Al contrario dei solidi imperialisti britannici d’antan con propri uomini nelle aree strategiche del mondo, l’approccio degli Stati Uniti alle varie questioni nazionali è tipico di una potenza che si pensa anticolonialistica: naturalmente da “leader globale” vuole guidare gli alleati ma più con amici che agenti. Con risultati brillantissimi – così il post Seconda guerra mondiale – quando i binari politici sono definiti.

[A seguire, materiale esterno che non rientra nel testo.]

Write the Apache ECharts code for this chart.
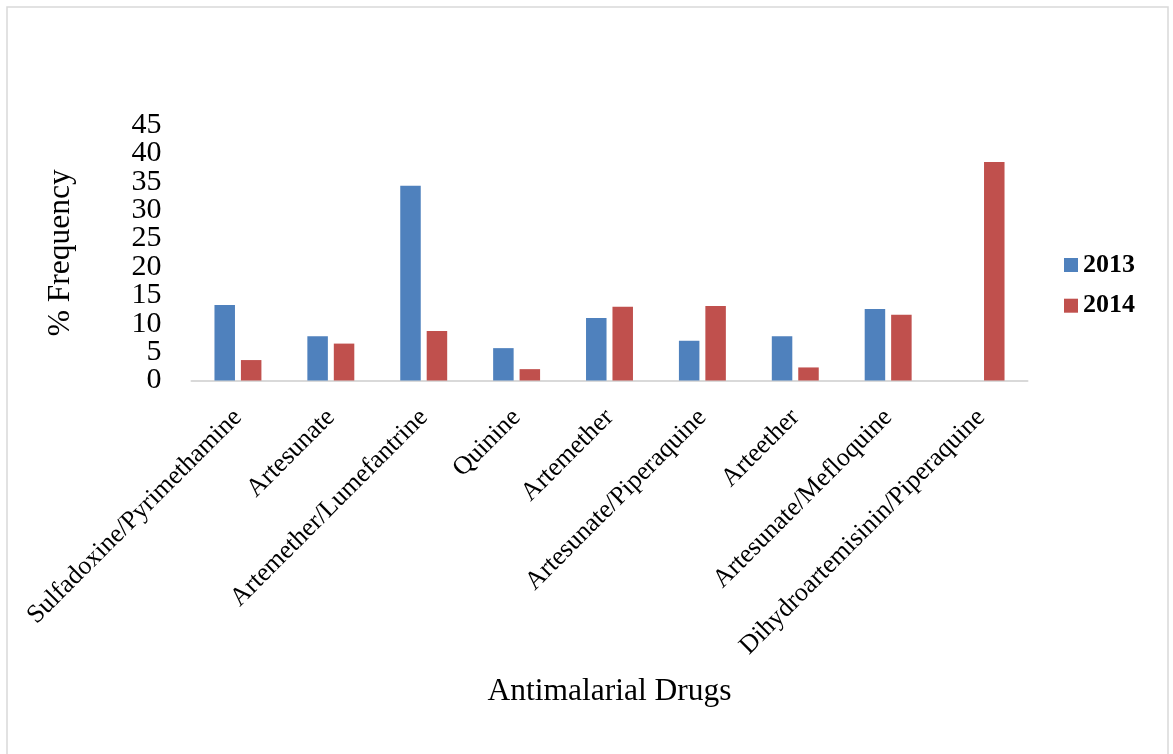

Con pasticci nelle fasi più complesse: così per certi versi sud America o Vietnam negli anni Sessanta.

    Al contrario dei solidi imperialisti britannici d’antan con propri uomini nelle aree strategiche del mondo, l’approccio degli Stati Uniti alle varie questioni nazionali è tipico di una potenza che si pensa anticolonialistica: naturalmente da “leader globale” vuole guidare gli alleati ma più con amici che agenti. Con risultati brillantissimi – così il post Seconda guerra mondiale – quando i binari politici sono definiti. Con pasticci nelle fasi più complesse: così per certi versi sud America o Vietnam negli anni Sessanta.

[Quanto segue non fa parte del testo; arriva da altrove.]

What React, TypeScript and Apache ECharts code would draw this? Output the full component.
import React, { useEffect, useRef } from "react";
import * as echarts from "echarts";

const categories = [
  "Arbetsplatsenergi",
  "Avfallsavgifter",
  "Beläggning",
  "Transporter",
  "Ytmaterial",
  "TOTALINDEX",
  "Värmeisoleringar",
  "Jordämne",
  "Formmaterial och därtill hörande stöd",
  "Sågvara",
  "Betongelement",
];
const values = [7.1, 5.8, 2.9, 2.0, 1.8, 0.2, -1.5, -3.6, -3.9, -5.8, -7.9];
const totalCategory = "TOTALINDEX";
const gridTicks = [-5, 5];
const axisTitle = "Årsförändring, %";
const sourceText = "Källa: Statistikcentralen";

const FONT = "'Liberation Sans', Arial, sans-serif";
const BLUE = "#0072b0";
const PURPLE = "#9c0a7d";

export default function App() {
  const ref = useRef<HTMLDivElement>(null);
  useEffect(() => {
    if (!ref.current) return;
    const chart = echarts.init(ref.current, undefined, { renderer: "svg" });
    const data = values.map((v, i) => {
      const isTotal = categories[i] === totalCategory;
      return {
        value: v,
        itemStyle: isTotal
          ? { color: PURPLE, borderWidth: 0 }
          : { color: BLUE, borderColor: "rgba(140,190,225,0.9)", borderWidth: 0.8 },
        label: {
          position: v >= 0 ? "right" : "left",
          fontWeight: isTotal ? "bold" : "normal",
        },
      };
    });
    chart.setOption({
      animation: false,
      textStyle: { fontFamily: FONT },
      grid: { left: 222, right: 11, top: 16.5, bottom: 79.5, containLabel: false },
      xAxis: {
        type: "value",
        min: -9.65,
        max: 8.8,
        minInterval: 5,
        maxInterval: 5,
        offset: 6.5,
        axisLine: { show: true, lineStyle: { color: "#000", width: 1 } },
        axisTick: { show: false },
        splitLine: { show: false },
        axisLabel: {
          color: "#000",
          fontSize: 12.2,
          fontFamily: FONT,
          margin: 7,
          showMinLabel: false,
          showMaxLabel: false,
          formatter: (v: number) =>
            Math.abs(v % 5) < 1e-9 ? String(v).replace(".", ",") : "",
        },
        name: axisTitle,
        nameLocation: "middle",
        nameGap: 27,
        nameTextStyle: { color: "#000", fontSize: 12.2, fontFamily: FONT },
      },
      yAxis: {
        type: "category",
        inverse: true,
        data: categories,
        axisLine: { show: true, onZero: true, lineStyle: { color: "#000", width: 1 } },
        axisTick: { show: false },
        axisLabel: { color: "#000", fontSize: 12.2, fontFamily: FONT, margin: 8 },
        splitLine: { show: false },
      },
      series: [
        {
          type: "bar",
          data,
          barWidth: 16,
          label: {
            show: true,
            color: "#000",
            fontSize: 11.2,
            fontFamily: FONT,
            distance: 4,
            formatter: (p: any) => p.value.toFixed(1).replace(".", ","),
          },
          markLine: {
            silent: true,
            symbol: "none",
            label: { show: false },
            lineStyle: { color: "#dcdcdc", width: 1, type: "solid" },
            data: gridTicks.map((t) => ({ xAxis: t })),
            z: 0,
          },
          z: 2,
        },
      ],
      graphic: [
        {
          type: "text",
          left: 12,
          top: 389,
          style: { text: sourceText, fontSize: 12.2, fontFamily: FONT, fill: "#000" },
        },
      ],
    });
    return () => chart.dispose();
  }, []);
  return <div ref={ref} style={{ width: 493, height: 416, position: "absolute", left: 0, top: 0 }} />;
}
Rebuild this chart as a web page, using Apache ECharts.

    Oggi con tante turbolenze si alternano a scelte fortunate (Tunisia o Messico) non poche mal calibrate: Libia, Egitto, Siria, Turchia. A questo scenario si guarda qui da noi cercando di capire dove si indirizzi il sistema di relazioni con l’Italia di una grande nazione “amica” in una fase così delicata. Una delle preoccupazioni di questo “sistema” è per i legami energetici tra Roma e Mosca: una costante dai tempi di Enrico Mattei. Un’altra è quella per un’egemonia tedesca sul continente articolata su una linea di austerità denunciata come pericolosa da Washington. Un’altra ancora nasce dai pericoli che gli sbandamenti di una delle grandi economie del mondo possono provocare su equilibri globali non solidissimi. C’è poi la costante spinta ad aprire i mercati nazionali (non sempre con adeguata reciprocità) e a seguire con attenzione la nostra industria non priva di grandi qualità e uno dei risparmi privati più consistenti al mondo. Se queste, oltre al naturale ruolo che giochiamo nel Mediterraneo e quindi sul nord Africa e il medio oriente, sono le preoccupazioni di fondo di una Washington che pur avendo una solida visione globale a prescindere dalle specifiche amministrazioni politiche, è naturalmente assai articolata (con conflitti anche infragovernativi), quali sono i migliori amici italiani con cui si può interloquire?

    Senza dubbio c’è Matteo Renzi – un osservatore fa notare che quando un nostro politico parla di vendere l’Eni ha sempre una sponda oltreatlantico – che con il suo vento di rinnovamento piace agli ambienti politici e non solo democratici (magari anche per qualche ideina sulle Generali tanto curate dal sindaco fiorentino). Si è addirittura consolidato lo storico rapporto con la Fiat che reggeva via Jp Morgan anche durante il fascismo. Anche in questo caso con gli ambienti democratici ma non solo: si consideri la mezza idea (sostenuta anche da Sergio Marchionne) di vendere Rcs a Rupert Murdoch.

    Saldo è il legame – non privo di risvolti business – di Carlo De Benedetti con George Soros, influente sul clan obamiano. C’è chi ha notato, poi, le affettuosità tra Villa Taverna e Beppe Grillo e ha malignato sul fatto che lasciando interpretare la protesta negli inizi anni Novanta a un Umberto Bossi filotedesco si fece poi vincere Berlusconi. Altri notano come il Vaticano da Joseph Ratzinger a Jorge Mario Bergoglio, al di là delle specifiche posizioni discusse da parte di settori cattolici statunitensi, è divenuto comunque meno “europeo”.

    Da registrare l’appannarsi di tradizionali interlocutori come Enrico Letta, Emma Bonino, lo stesso Mario Monti e in parte il pur “indispensabile” Giorgio Napolitano, segnati da un ammuffito europeismo che li paralizza. L’unica vera stella resta il magico Mario Draghi. Tramontati i best friend di destra: quelli di ieri, da Gianfranco Fini a Franco Frattini, quelli di oggi Angelino Alfano e Gaetano Quagliariello. Tutti abatini. A destra vale la pena di considerare qualche chance di Roberto Maroni, ottimo interlocutore dell’Fbi (e dei suoi amici italiani) quand’era al Viminale e di Daniele Capezzone, un quadro naturalmente amico degli americani come tutti quelli di formazione pannelliana ma rivelatosi più solido dell’evanescente Bonino.

    E Silvio Berlusconi? Come si comprende leggendo le porcheriole di Wikileaks non ha avuto grandi sponde nell’Amministrazione Obama che però esprimendo una visione globale è sempre pronta a cambiare linea di fronte a suoi input strategici. Il Cairo docet.